The 1987 Masters race — the comeback that started a class
On January 18, 1987, at the ABA Supernationals in San Bernardino, Scot Breithaupt staged what was called the 1st Annual Masters Series. The rules were strict: no frame newer than 1978, vintage uniforms and helmets. Bottema raced his old DG frame in his complete vintage DG kit and won the race. The race was meant as a one-off. It became the seed of the Veterans and Masters classes the ABA and NBL formalized in the early 1990s — classes that are still on today's USA BMX schedule.
The Bottema Bullet Fork
Bottema designed the original fork in 1978 and brought it to market in 1979 under his own company. Full brand story: Bottema Forks — the history of the Bullet Fork.

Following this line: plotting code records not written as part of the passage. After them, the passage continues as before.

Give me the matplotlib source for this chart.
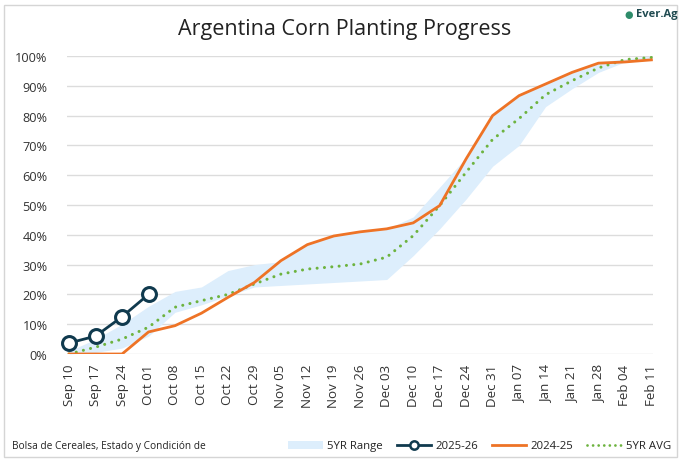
import matplotlib
matplotlib.use("Agg")
import matplotlib.pyplot as plt
from matplotlib.lines import Line2D
from matplotlib.patches import Patch, Rectangle
import numpy as np

plt.rcParams['font.family'] = ['Open Sans', 'DejaVu Sans']

weeks = ["Sep 10", "Sep 17", "Sep 24", "Oct 01", "Oct 08", "Oct 15", "Oct 22", "Oct 29",
         "Nov 05", "Nov 12", "Nov 19", "Nov 26", "Dec 03", "Dec 10", "Dec 17", "Dec 24",
         "Dec 31", "Jan 07", "Jan 14", "Jan 21", "Jan 28", "Feb 04", "Feb 11"]

range_low = [0, 0.5, 2, 6, 14, 16.5, 19.5, 22.5, 23, 23.5, 24, 24.5, 25, 33, 42, 52,
             63, 70, 83, 89, 94.5, 98, 99]
range_high = [1, 5, 10, 16, 21, 22.5, 28, 30, 31, 37, 40, 41, 42, 46, 56, 66,
              80, 87, 91, 95, 98, 99, 100]
s2025_26 = [3.7, 6, 12.5, 20]
s2024_25 = [0, 0, 0, 7.4, 9.5, 13.7, 19, 24, 31.3, 36.7, 39.6, 41, 42, 44, 49.8, 65.5,
            80, 86.7, 90.6, 94.5, 97.6, 98, 98.7]
avg5 = [0, 2.3, 5, 9, 15.7, 17.9, 20, 23.5, 26.8, 28.5, 29.3, 30.2, 32.5, 39.7, 49.8, 61,
        72, 79, 87, 91.7, 96, 98.8, 99.5]
yticks = [0, 10, 20, 30, 40, 50, 60, 70, 80, 90, 100]

C_BAND = "#DDEEFC"
C_NAVY = "#103A4E"
C_ORANGE = "#EE7326"
C_GREEN = "#6DB33F"

fig = plt.figure(figsize=(6.81, 4.60), dpi=100)
ax = fig.add_axes([67/681, 105/460, (653-67)/681, (355-57)/460])

x = np.arange(len(weeks))
ax.fill_between(x, range_low, range_high, color=C_BAND, lw=0, zorder=1)
ax.plot(x, avg5, color=C_GREEN, lw=2.2, linestyle=(0, (0.01, 2.4)), dash_capstyle='round',
        zorder=3)
ax.plot(x, s2024_25, color=C_ORANGE, lw=2.0, zorder=4)
ax.plot(x[:len(s2025_26)], s2025_26, color=C_NAVY, lw=2.0, marker='o', ms=10,
        mfc='white', mec=C_NAVY, mew=2.2, zorder=5, clip_on=False)

ax.set_xlim(-0.08, 22.06)
ax.set_ylim(0, 100)
ax.set_yticks(yticks)
ax.set_yticklabels([f"{v}%" for v in yticks], fontsize=9.2, color="#333333")
ax.set_xticks(x)
ax.set_xticklabels(weeks, rotation=90, fontsize=9.6, color="#333333")
ax.tick_params(axis='both', length=0)
ax.tick_params(axis='y', pad=14)
ax.tick_params(axis='x', pad=7)
ax.grid(axis='y', color="#DCDCDC", lw=1.0, zorder=0)
ax.set_axisbelow(True)
for s in ax.spines.values():
    s.set_visible(False)

fig.text(345/681, 1 - 30/460, "Argentina Corn Planting Progress", ha='center', va='center',
         fontsize=15.5, color="#222222")
fig.text(678/681, 1 - 15/460, "Ever.Ag", ha='right', va='center', fontsize=8,
         color="#1F4A50", fontweight='bold')
fig.text(629/681, 1 - 15/460, "●", ha='center', va='center', fontsize=7,
         color="#2E8C6A", family=['DejaVu Sans'])
fig.text(12/681, 1 - 447/460, "Bolsa de Cereales, Estado y Condición de", ha='left',
         va='center', fontsize=7.3, color="#222222")

handles = [Patch(facecolor=C_BAND, edgecolor='none', label="5YR Range"),
           Line2D([0], [0], color=C_NAVY, lw=2, marker='o', ms=6, mfc='white', mec=C_NAVY,
                  mew=1.8, label="2025-26"),
           Line2D([0], [0], color=C_ORANGE, lw=2, label="2024-25"),
           Line2D([0], [0], color=C_GREEN, lw=2, linestyle=(0, (0.01, 2.0)),
                  dash_capstyle='round', label="5YR AVG")]
fig.legend(handles=handles, loc='center right', bbox_to_anchor=(1.0, 1 - 447/460), ncol=4,
           frameon=False, fontsize=8.2, handlelength=3.0, columnspacing=1.2, handletextpad=0.4,
           labelcolor="#222222")

fig.patches.append(Rectangle((4/681, 2/460), 673/681, 452/460, transform=fig.transFigure,
                             fill=False, edgecolor="#D5D5D5", lw=1))

fig.savefig("out.png", dpi=100)
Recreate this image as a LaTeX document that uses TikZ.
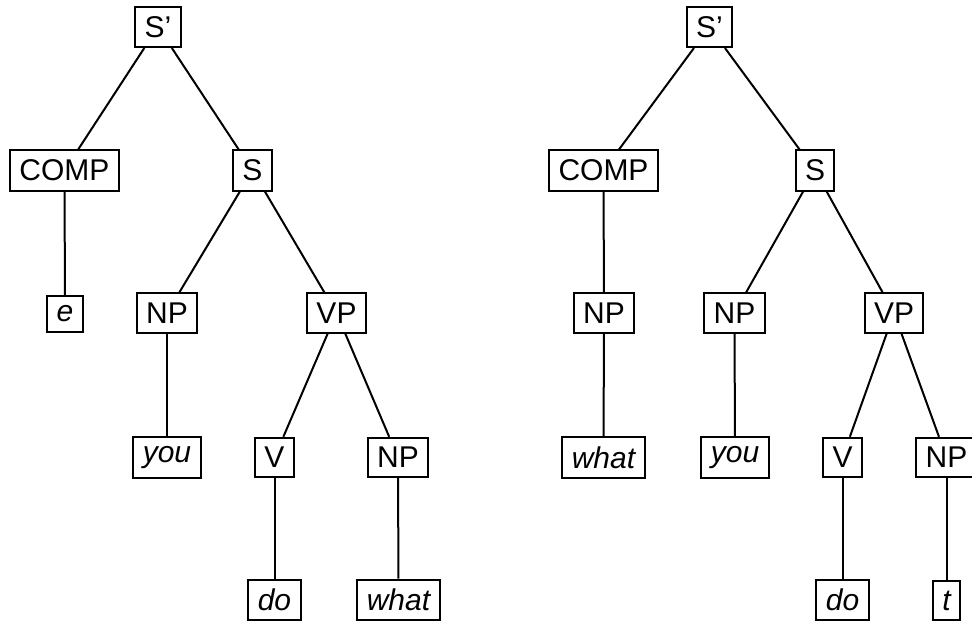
\documentclass[tikz,border=0pt]{standalone}
\usepackage{fontspec}
\setmainfont{Liberation Sans}
\tikzset{
  cat/.style={draw, line width=2pt, inner sep=9.4pt, font=\fontsize{30}{36}\selectfont},
  word/.style={cat, font=\fontsize{30}{36}\selectfont\itshape},
  branch/.style={line width=2pt}
}

\begin{document}
\begin{tikzpicture}[x=1pt, y=-1pt]
			%%%%% START %%%%%
			\useasboundingbox (0, 0) rectangle (972, 621);
			
			% left tree
			\node[cat] (lSbar) at (158, 27) {S’};
			\node[cat] (lCOMP) at (64.5, 170.5) {COMP};
			\node[cat] (lS) at (252.5, 170.5) {S};
			\node[word] (le) at (65, 314) {e};
			\node[cat] (lNP) at (167, 313) {NP};
			\node[cat] (lVP) at (336.5, 313) {VP};
			\node[word] (lyou) at (167, 457.5) {you};
			\node[cat] (lV) at (274.5, 457.5) {V};
			\node[cat] (lNPobj) at (398, 457.5) {NP};
			\node[word] (ldo) at (274.5, 600) {do};
			\node[word] (lwhat) at (398.5, 600) {what};
			
			\draw[branch] (lSbar) -- (lCOMP);
			\draw[branch] (lSbar) -- (lS);
			\draw[branch] (lCOMP) -- (le);
			\draw[branch] (lS) -- (lNP);
			\draw[branch] (lS) -- (lVP);
			\draw[branch] (lNP) -- (lyou);
			\draw[branch] (lVP) -- (lV);
			\draw[branch] (lVP) -- (lNPobj);
			\draw[branch] (lV) -- (ldo);
			\draw[branch] (lNPobj) -- (lwhat);
			
			% right tree
			\node[cat] (rSbar) at (709.5, 27) {S’};
			\node[cat] (rCOMP) at (603.5, 170.5) {COMP};
			\node[cat] (rS) at (815, 170.5) {S};
			\node[cat] (rNPwh) at (604, 313) {NP};
			\node[cat] (rNP) at (734.5, 313) {NP};
			\node[cat] (rVP) at (894, 313) {VP};
			\node[word] (rwhat) at (603.5, 457.5) {what};
			\node[word] (ryou) at (735, 457.5) {you};
			\node[cat] (rV) at (842.5, 457.5) {V};
			\node[cat] (rNPobj) at (946.5, 457.5) {NP};
			\node[word] (rdo) at (842.5, 600) {do};
			\node[word] (rt) at (946.5, 600.5) {t};
			
			\draw[branch] (rSbar) -- (rCOMP);
			\draw[branch] (rSbar) -- (rS);
			\draw[branch] (rCOMP) -- (rNPwh);
			\draw[branch] (rNPwh) -- (rwhat);
			\draw[branch] (rS) -- (rNP);
			\draw[branch] (rS) -- (rVP);
			\draw[branch] (rNP) -- (ryou);
			\draw[branch] (rVP) -- (rV);
			\draw[branch] (rVP) -- (rNPobj);
			\draw[branch] (rV) -- (rdo);
			\draw[branch] (rNPobj) -- (rt);
			%%%%% END %%%%%
		\end{tikzpicture}
\end{document}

The first model — the M-1 Bullet Fork — was a tubular chromoly unicrown built around two ideas most race forks of the era did not pair: thicker tubing at .065 inches and longer leg tubes that extended roughly an inch below the dropouts. The combined result cut flex and gave the fork a profile no other product shared. Bottema tested it with Toby Henderson before he sold any. Once it shipped, the M-1 picked up its biggest following in an audience he hadn't designed it for — freestyle skatepark bowl riders. Jeff Watson and Eddie Fiola are the names most cited running M-1s.

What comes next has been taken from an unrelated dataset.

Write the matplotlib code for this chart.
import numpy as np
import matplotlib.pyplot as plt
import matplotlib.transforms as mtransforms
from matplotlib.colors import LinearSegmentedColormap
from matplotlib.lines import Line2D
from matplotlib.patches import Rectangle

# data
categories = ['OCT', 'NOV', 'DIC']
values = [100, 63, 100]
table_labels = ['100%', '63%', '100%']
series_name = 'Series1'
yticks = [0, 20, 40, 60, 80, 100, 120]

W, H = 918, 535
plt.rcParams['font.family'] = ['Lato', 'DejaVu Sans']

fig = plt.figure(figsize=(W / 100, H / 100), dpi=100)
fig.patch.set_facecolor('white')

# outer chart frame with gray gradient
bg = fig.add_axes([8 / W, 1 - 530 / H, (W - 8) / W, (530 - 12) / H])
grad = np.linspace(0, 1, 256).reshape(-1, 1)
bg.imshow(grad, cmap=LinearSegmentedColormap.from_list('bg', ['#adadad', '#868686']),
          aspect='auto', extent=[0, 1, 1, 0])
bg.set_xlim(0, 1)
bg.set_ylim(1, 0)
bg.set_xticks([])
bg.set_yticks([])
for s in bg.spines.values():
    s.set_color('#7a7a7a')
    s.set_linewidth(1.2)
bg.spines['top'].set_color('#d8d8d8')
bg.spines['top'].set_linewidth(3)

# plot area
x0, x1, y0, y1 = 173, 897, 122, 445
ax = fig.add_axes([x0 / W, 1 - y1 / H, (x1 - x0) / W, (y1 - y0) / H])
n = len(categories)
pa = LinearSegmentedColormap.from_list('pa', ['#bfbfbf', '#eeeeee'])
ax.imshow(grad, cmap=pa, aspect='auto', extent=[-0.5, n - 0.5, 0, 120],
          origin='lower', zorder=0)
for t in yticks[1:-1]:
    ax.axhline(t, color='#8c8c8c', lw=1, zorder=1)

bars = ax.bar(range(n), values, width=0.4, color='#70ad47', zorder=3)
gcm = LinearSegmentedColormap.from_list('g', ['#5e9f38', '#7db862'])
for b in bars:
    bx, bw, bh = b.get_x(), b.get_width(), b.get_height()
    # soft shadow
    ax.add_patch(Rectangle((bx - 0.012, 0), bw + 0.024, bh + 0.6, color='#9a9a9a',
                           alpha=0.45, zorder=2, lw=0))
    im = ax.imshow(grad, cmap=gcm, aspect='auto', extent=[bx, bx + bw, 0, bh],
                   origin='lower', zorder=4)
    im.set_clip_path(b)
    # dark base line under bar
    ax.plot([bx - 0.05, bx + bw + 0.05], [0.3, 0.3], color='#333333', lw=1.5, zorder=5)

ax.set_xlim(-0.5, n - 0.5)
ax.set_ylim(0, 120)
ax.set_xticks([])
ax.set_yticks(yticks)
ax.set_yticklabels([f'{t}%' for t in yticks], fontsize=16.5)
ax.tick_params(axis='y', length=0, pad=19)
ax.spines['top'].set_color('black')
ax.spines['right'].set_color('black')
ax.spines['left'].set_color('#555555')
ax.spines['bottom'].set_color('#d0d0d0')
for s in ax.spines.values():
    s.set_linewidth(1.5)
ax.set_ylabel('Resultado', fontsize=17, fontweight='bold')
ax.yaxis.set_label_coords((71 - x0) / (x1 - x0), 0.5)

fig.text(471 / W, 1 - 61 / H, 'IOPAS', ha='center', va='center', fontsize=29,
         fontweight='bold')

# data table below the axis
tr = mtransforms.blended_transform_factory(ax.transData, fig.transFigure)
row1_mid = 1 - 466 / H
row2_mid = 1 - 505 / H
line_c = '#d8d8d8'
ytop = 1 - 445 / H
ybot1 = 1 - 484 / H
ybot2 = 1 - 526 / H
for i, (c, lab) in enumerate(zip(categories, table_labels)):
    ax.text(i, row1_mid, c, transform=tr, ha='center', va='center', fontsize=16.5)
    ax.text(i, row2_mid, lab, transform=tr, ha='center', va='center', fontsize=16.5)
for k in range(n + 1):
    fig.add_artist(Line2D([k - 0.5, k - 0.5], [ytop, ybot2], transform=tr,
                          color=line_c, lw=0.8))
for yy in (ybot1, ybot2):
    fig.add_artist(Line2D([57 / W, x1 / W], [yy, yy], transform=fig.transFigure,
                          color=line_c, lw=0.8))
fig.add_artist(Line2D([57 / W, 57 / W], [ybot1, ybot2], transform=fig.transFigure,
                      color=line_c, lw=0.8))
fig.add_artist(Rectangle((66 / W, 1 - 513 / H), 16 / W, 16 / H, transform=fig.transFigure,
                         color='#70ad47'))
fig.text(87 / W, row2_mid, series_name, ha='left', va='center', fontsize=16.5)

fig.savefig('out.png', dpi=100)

A C-1 cruiser model followed in 1979; in early 1981 Bottema released the lighter M-2 racing model. In October 2020, Montreal-based American BMX Company signed a long-term licensing deal with Bottema to bring the fork back.
After racing
Bottema retired at the end of 1983 and moved to Nashville, taking an office position with Murray as Race Team coordinator and in-house BMX specialist. He left Murray in 1985, joined Lee World, then moved to Mor Distributing (maker of the Scootster scooter line). The fork company kept running through all of it.
Hall of Fame and legacy
The ABA inducted Bottema into the BMX Hall of Fame in 1990, recognized for both the racing career and the fork. What he put into BMX splits across two ledgers: a finals-grade pro across three factory programs in the sport's most competitive years, and one of the two or three most recognizable forks in BMX history, built as a working pro running his own company on the side.
Sources
Wikipedia, "Jeff Bottema." BMXmuseum.com, "Jeff 'Battling' Bottema" reference page. Rose Hills Memorial — Jeffery Bottema obituary (September 2025). Bicycle Motocross Action — February 1982. BMX Plus! — October 1982, May 1984, July 1984, December 1984. BMX Action — August 1982, May 1984, October 1986, December 1986, May 1987. Bicycle Motocross News — 1975 and 1976 issues. BMX Weekly — October 1976. Super BMX-Freestyle — May 1987. Bicycle Retailer and Industry News — "Race Inc.'s new owner plans to bring back the Bottema fork" (October 2020). USA BMX / ABA BMX Hall of Fame — Bottema 1990 inductee record. BMXmuseum.com Forums — "Jeff Bottema, the legend, RIP!!" memorial thread (September 2025).